Today’s speaker was William Heffernan, Professor of Criminal Justice at the John Jay College of Criminal Justice. His topic was, “Historic Wrongs”, by which he meant historic wrongs committed by governments and the great difficulties we encounter in trying to redress these wrongs.
There have been many governments that have committed great wrongs through history but today Prof. Heffernan limited his discussion to the American experience of slavery and to our treatment of Native Americans. He was inspired to write this talk after reading a newspaper column which presented a romanticized, incomplete picture of American history, one that that did not even attempt to come to terms with these stains on our past.
Both these historic events were calamitous and continue to cast a long shadow on history and on the lives of succeeding generations, so much so that many have advocated for some type of reparations to be made. It was this specific issue, and the question of whether reparations are in fact realistic, that was the focus of Prof. Heffernan’s talk today.

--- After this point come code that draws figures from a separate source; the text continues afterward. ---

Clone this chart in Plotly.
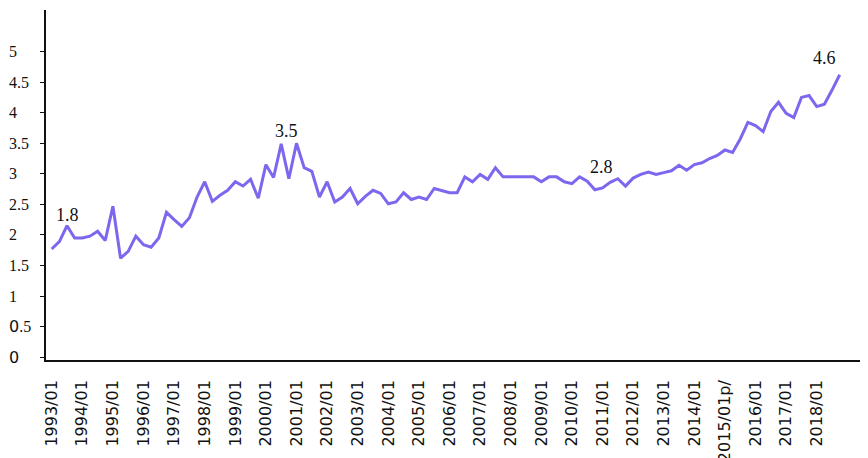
import plotly.graph_objects as go

years = list(range(1993, 2019))
quarters = ["01", "02", "03", "04"]
periods = [f"{y}/{q}" for y in years for q in quarters]

values = [
    1.77, 1.89, 2.15, 1.95, 1.95, 1.98, 2.06, 1.91, 2.47, 1.62,
    1.73, 1.98, 1.84, 1.80, 1.95, 2.37, 2.25, 2.14, 2.28, 2.62,
    2.87, 2.55, 2.65, 2.73, 2.87, 2.80, 2.91, 2.60, 3.15, 2.94,
    3.49, 2.92, 3.50, 3.10, 3.04, 2.62, 2.87, 2.54, 2.62, 2.76,
    2.51, 2.63, 2.73, 2.68, 2.51, 2.54, 2.69, 2.58, 2.62, 2.58,
    2.76, 2.73, 2.69, 2.69, 2.95, 2.87, 2.99, 2.91, 3.10, 2.95,
    2.95, 2.95, 2.95, 2.95, 2.87, 2.95, 2.95, 2.87, 2.84, 2.95,
    2.88, 2.74, 2.77, 2.86, 2.92, 2.80, 2.93, 2.99, 3.03, 2.99,
    3.02, 3.05, 3.14, 3.06, 3.15, 3.18, 3.25, 3.30, 3.39, 3.35,
    3.57, 3.84, 3.79, 3.69, 4.02, 4.17, 3.99, 3.92, 4.25, 4.28,
    4.10, 4.14, 4.37, 4.62,
]

tick_labels = [
    "1993/01", "1994/01", "1995/01", "1996/01", "1997/01", "1998/01", "1999/01",
    "2000/01", "2001/01", "2002/01", "2003/01", "2004/01", "2005/01", "2006/01",
    "2007/01", "2008/01", "2009/01", "2010/01", "2011/01", "2012/01", "2013/01",
    "2014/01", "2015/01p/", "2016/01", "2017/01", "2018/01",
]
tick_positions = periods[::4]

y_ticks = [0, 0.5, 1, 1.5, 2, 2.5, 3, 3.5, 4, 4.5, 5]
y_tick_text = ["0", "0.5", "1", "1.5", "2", "2.5", "3", "3.5", "4", "4.5", "5"]

callout_text = ["1.8", "3.5", "2.8", "4.6"]
callout_x = [2.09, 30.7, 71.8, 101.0]
callout_y = [2.32, 3.70, 3.11, 4.90]

fig = go.Figure()
fig.add_trace(go.Scatter(
    x=periods, y=values, mode="lines",
    line=dict(color="#7B68EE", width=3),
    hoverinfo="x+y", showlegend=False,
))

annotations = []
for t, xv, yv in zip(callout_text, callout_x, callout_y):
    annotations.append(dict(
        x=xv, y=yv, xref="x", yref="y", text=t, showarrow=False,
        xanchor="center", yanchor="middle",
        font=dict(family="Liberation Serif, serif", size=18, color="#111"),
    ))

for yv, t in zip(y_ticks, y_tick_text):
    html = t.replace("0", "<span style='font-family:DejaVu Sans'>0</span>")
    annotations.append(dict(
        x=-0.0475, y=yv, xref="paper", yref="y", text=html, showarrow=False,
        xanchor="left", yanchor="middle",
        font=dict(family="Liberation Serif, serif", size=16, color="#111"),
    ))

fig.update_layout(
    width=860, height=450,
    margin=dict(l=38, r=1, t=2, b=98, autoexpand=False),
    paper_bgcolor="white", plot_bgcolor="white",
    annotations=annotations,
    xaxis=dict(
        type="category",
        range=[-0.745, 106.57],
        tickmode="array", tickvals=tick_positions, ticktext=tick_labels,
        tickangle=-90,
        tickfont=dict(family="DejaVu Sans, sans-serif", size=16, color="#111"),
        showline=True, linecolor="#111", linewidth=1.5,
        showgrid=False, zeroline=False, ticks="",
        automargin=False, ticklabelstandoff=12,
    ),
    yaxis=dict(
        range=[-0.046, 5.68],
        tickmode="array", tickvals=y_ticks,
        showticklabels=False,
        ticks="outside", ticklen=4, tickcolor="#111", tickwidth=1,
        showline=True, linecolor="#111", linewidth=1.5,
        showgrid=False, zeroline=False, automargin=False,
    ),
)

fig.write_html("out.html")
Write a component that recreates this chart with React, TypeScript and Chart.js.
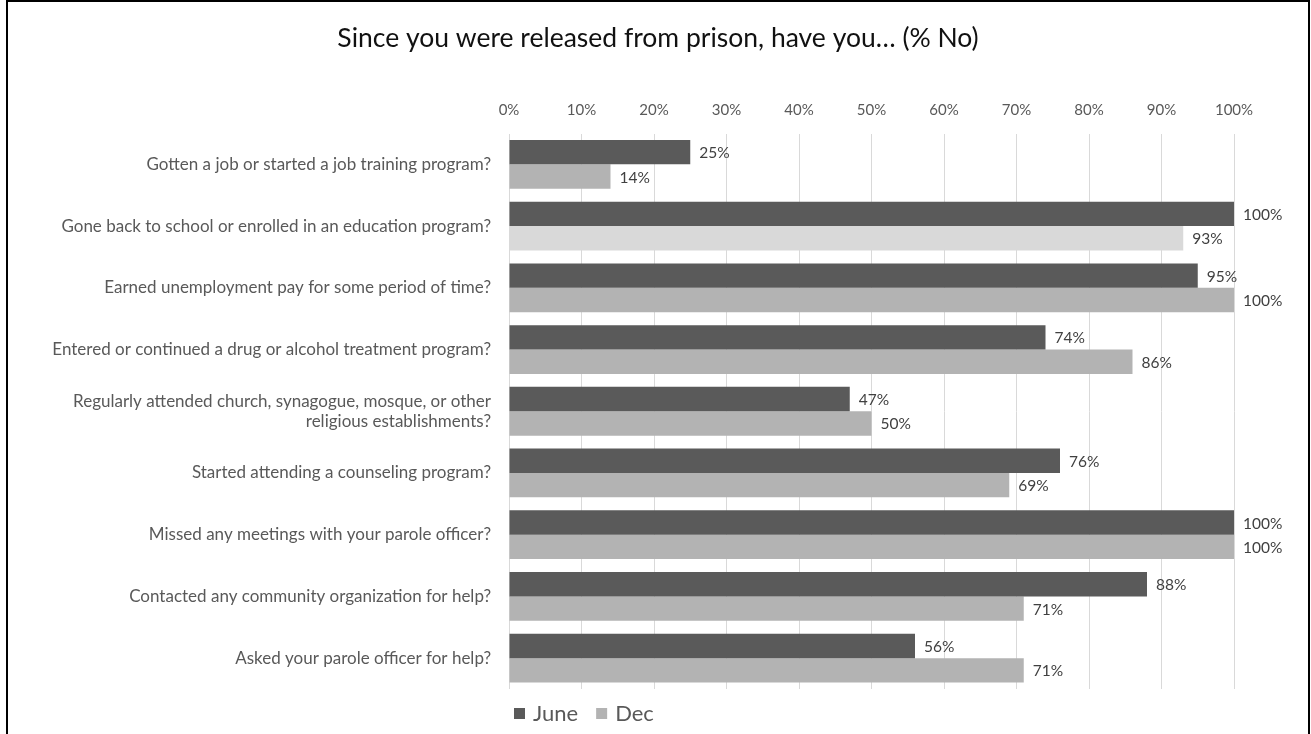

Unlike, say, in a traffic accident, where it is possible to make the aggrieved party whole again, and to do so almost immediately, these historical events happened generations ago and their proximate victims are long dead. It isn’t even clear how to come up with a moral calculus that could fairly and accurately compensate their descendants. Instead, Heffernan advocates for broad scale social programs that help all people and would, therefore, effectively be of greater help to persons in need as a result of such historic wrongs.